I replaced it with a x pipe sine I had factory duals past the single resonator.
I did notice a tad bit more buzzzing or humming from the exhaust since the resonator was right under the front seats.
(but only for a couple of days)
so I thing you will be fine!
Good info. The rez had the only lower heat shield left, which rusted closed, trapped salt/moisture, and Chemistry finished the story. With a straight pipe, I wouldn't imagine that any adverse sounds would be a big deal (it fits the age of the car).

Aside from the inner A-pipe buzz, I'm really satisfied with the stock design of the system (perhaps a 4-2-1 header would help low RPM efficiency). But as Daox mentioned earlier in the thread, exhaust mods are costly and rather permanent for the EcoModding experimenter. As it continues to erode, I might consider a smaller pipe diameter -- I'm sure that most Honda B-Series products were tuned for high-rev performance... even still, any change is cautiously considered once other things are dialed-in.

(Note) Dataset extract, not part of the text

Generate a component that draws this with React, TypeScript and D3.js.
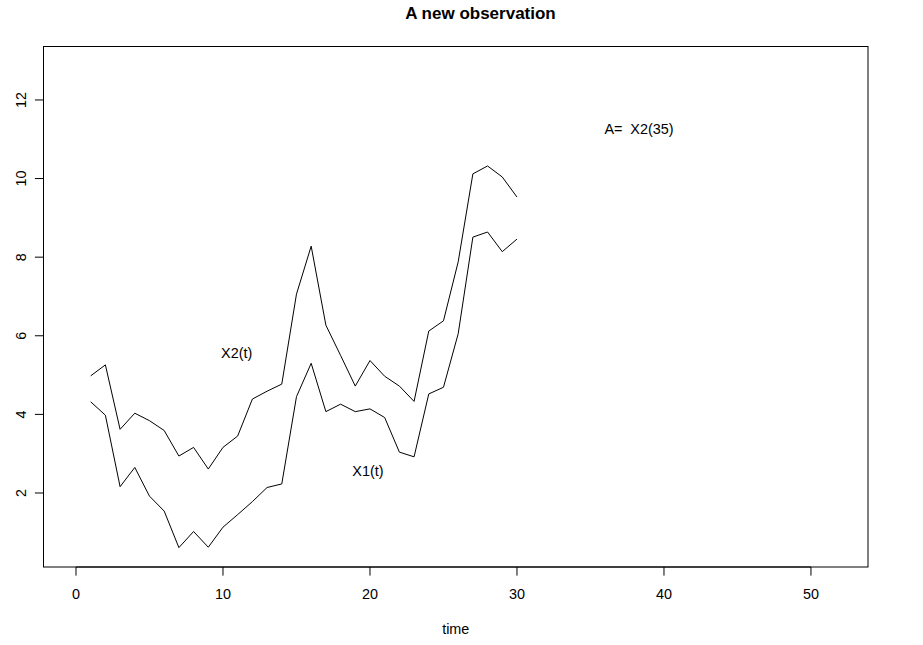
import React from "react";
import * as d3 from "d3";

const time = d3.range(1, 31);
const x1Values = [4.32, 3.98, 2.16, 2.65, 1.92, 1.54, 0.61, 1.02, 0.62, 1.13, 1.45, 1.78, 2.14, 2.23, 4.45, 5.3, 4.07, 4.26, 4.07, 4.14, 3.92, 3.04, 2.92, 4.52, 4.69, 6.05, 8.51, 8.64, 8.14, 8.46];
const x2Values = [4.98, 5.26, 3.62, 4.03, 3.84, 3.59, 2.94, 3.16, 2.61, 3.16, 3.45, 4.39, 4.59, 4.77, 7.06, 8.28, 6.27, 5.5, 4.72, 5.37, 4.97, 4.72, 4.33, 6.12, 6.38, 7.88, 10.12, 10.32, 10.04, 9.53];
const xTicks = [0, 10, 20, 30, 40, 50];
const yTicks = [2, 4, 6, 8, 10, 12];
const annotations = [
  { x: 10.93, y: 5.57, label: "X2(t)" },
  { x: 19.86, y: 2.57, label: "X1(t)" },
  { x: 38.3, y: 11.26, label: "A=  X2(35)" },
];

const W = 923;
const H = 645;
const left = 43.5;
const right = 868;
const top = 46.5;
const bottom = 567;
const FONT = "'Liberation Sans', Arial, Helvetica, sans-serif";
const FS = 14.4;

export default function App() {
  const x = d3.scaleLinear().domain([-2.21, 53.88]).range([left, right]);
  const y = d3.scaleLinear().domain([0.117, 13.36]).range([bottom, top]);
  const line = d3
    .line<number>()
    .x((_, i) => x(time[i]))
    .y((d) => y(d));

  return (
    <svg width={W} height={H} style={{ position: "absolute", left: 0, top: 0, background: "#fff" }}>
      <rect x={0} y={0} width={W} height={H} fill="#fff" />
      <text x={480.5} y={19} textAnchor="middle" fontFamily={FONT} fontWeight="bold" fontSize={17}>
        A new observation
      </text>
      <path d={line(x1Values) || ""} fill="none" stroke="#000" strokeWidth={1} />
      <path d={line(x2Values) || ""} fill="none" stroke="#000" strokeWidth={1} />
      {annotations.map((a) => (
        <text
          key={a.label}
          x={x(a.x)}
          y={y(a.y) + 5}
          textAnchor="middle"
          fontFamily={FONT}
          fontSize={FS}
          style={{ whiteSpace: "pre" }}
        >
          {a.label}
        </text>
      ))}
      <rect x={left} y={top} width={right - left} height={bottom - top} fill="none" stroke="#000" strokeWidth={1} />
      <line x1={x(xTicks[0])} x2={x(xTicks[xTicks.length - 1])} y1={bottom} y2={bottom} stroke="#000" />
      {xTicks.map((t) => (
        <g key={"xt" + t}>
          <line x1={x(t)} x2={x(t)} y1={bottom} y2={bottom + 8.6} stroke="#000" />
          <text x={x(t)} y={599} textAnchor="middle" fontFamily={FONT} fontSize={FS}>
            {t}
          </text>
        </g>
      ))}
      <line x1={left} x2={left} y1={y(yTicks[0])} y2={y(yTicks[yTicks.length - 1])} stroke="#000" />
      {yTicks.map((t) => (
        <g key={"yt" + t}>
          <line x1={left} x2={left - 8.6} y1={y(t)} y2={y(t)} stroke="#000" />
          <text
            x={26}
            y={y(t)}
            transform={`rotate(-90, 26, ${y(t)})`}
            textAnchor="middle"
            fontFamily={FONT}
            fontSize={FS}
          >
            {t}
          </text>
        </g>
      ))}
      <text x={(left + right) / 2} y={634} textAnchor="middle" fontFamily={FONT} fontSize={FS}>
        time
      </text>
    </svg>
  );
}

On a side note, I'm wondering if anyone has info regarding VW's new lineup. I drove a 2012 VW Jetta this week (2.5 SE 5-Cyl / 6-speed auto). It had loads of useable power at 1000-2000 RPM (yet tended to get a bit wheezy at top-end) -- exhaust design? 1st gear was used less than 5% of starts -- way too low (6th gear could be manually hit at 50 km/h and offered 30-32 avg MPG with mostly highway operation). 70 mph registered just over 2000 on the tach.